Intervention de Ségolène Royal

Réunion du mardi 7 février 2023 à 16h00
Commission d'enquête visant à établir les raisons de la perte de souveraineté et d'indépendance énergétique de la france

Ségolène Royal, ancienne ministre de l'Écologie, du Développement durable et de l'Énergie :

Je n'ai pas senti que des lobbies pronucléaires empêchaient le développement des énergies renouvelables, et cela ne m'aurait pas arrêtée. Les outils que j'ai mis en place (appels d'offres, finance verte, crédits d'impôt, territoires à énergie positive) constituaient un dispositif complet, allant des industries aux particuliers. Quand je quitte le ministère, les énergies renouvelables sont déjà montées en puissance, puisqu'elles produisent, sauf erreur de ma part, l'équivalent de six réacteurs nucléaires.

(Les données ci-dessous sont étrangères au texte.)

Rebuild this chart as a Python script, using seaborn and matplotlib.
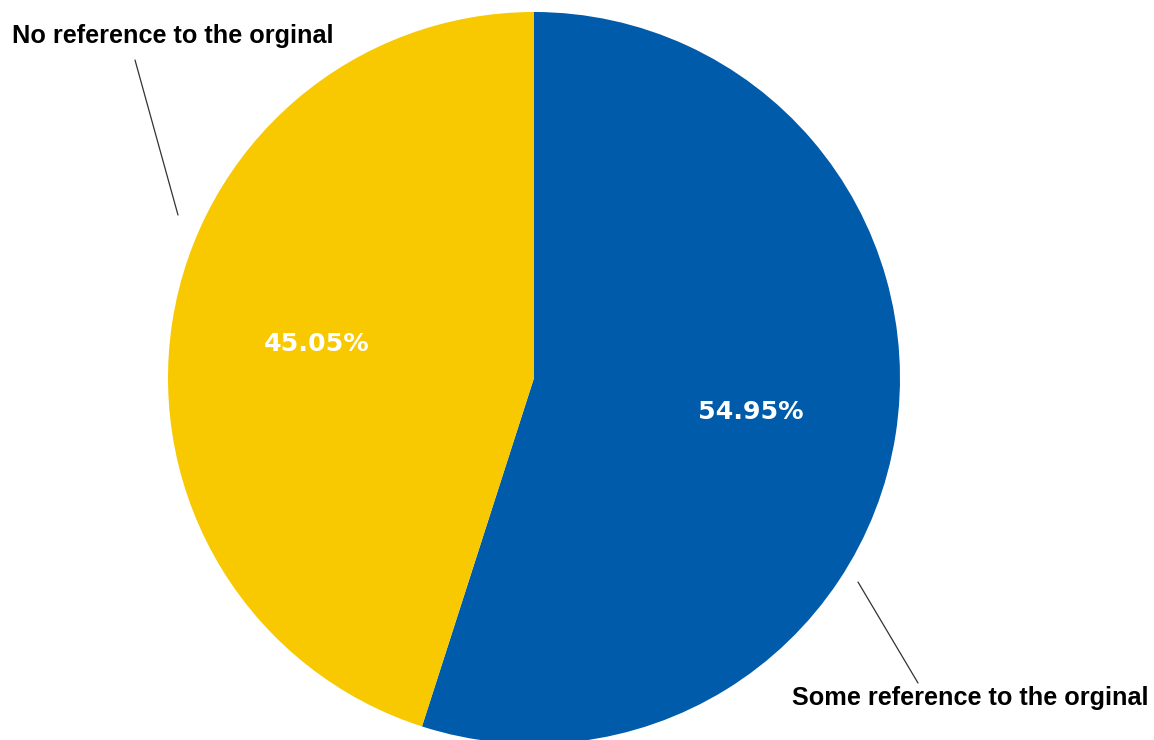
import matplotlib
matplotlib.use("Agg")
import matplotlib.pyplot as plt
import seaborn as sns

categories = ["Some reference to the orginal", "No reference to the orginal"]
values = [54.95, 45.05]
colors = ["#005BAA", "#F8C800"]

sns.set_style("white")
plt.rcParams['font.family'] = ['DejaVu Sans']

fig = plt.figure(figsize=(11.54, 7.40), dpi=100)
ax = fig.add_axes([0, 0, 1, 1])

wedges, texts, autotexts = ax.pie(
    values, colors=colors, startangle=90, counterclock=False,
    center=(534, 362), radius=366, autopct='%.2f%%', pctdistance=0.6,
    wedgeprops=dict(linewidth=0),
    textprops=dict(color='white', fontsize=18.2, fontweight='bold'),
)
ax.set_xlim(0, 1154)
ax.set_ylim(0, 740)
ax.set_aspect('equal')
ax.axis('off')

lab_font = dict(family='Liberation Sans', fontsize=18.2, fontweight='bold', color='black')
ax.text(12, 704, categories[1], ha='left', va='center', **lab_font)
ax.text(792, 42, categories[0], ha='left', va='center', **lab_font)
ax.plot([135, 178], [680, 525], color='#333333', lw=0.9)
ax.plot([858, 918], [158, 57], color='#333333', lw=0.9)

fig.savefig("out.png", dpi=100)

J'ai la conviction profonde que, si cette dynamique s'était prolongée, nous aurions aujourd'hui des filières positionnées parmi les premières d'Europe dans ce domaine. Si cet effort n'avait pas été stoppé net en 2017, nous serions montés en puissance – mais pas aux dépens du nucléaire. Ce dernier a en effet besoin d'investissements de sécurité, afin de sécuriser ses 63,2 GW. En revanche, il n'était pas nécessaire d'imaginer la construction de nouveaux réacteurs.

À ce sujet, je vais vous dire le fond de ma pensée : il serait impossible de construire de nouveaux réacteurs. Où les mettriez-vous ? Imaginez-vous une commune ou un département accepter une nouvelle implantation ? Seriez-vous preneurs, vous, dans vos circonscriptions, d'un réacteur nucléaire ? Vous pourriez sans doute construire de nouveaux réacteurs sur les emprises des centrales actuelles, mais ce n'est pas pareil. Quant à l'impact sur un territoire en termes d'emploi et d'énergie, il me semble plus fort avec les économies d'énergie, la performance des bâtiments et les énergies renouvelables.

Quoi qu'il en soit, il faut investir sur les réacteurs actuels afin qu'ils restent actifs, car ils présentent des problèmes de corrosion et d'entretien. Ces investissements constituent déjà un objectif ambitieux. Annoncer de nouveaux réacteurs permet peut-être de renforcer la confiance de la filière, mais l'urgence se situe ailleurs. Au moment où nous parlons, 13 réacteurs se trouvent à l'arrêt. Pourquoi construire de nouveaux réacteurs alors que l'on peut en redémarrer 13 ? Il s'agit aussi d'une question de bon sens et d'allocation optimale des ressources publiques.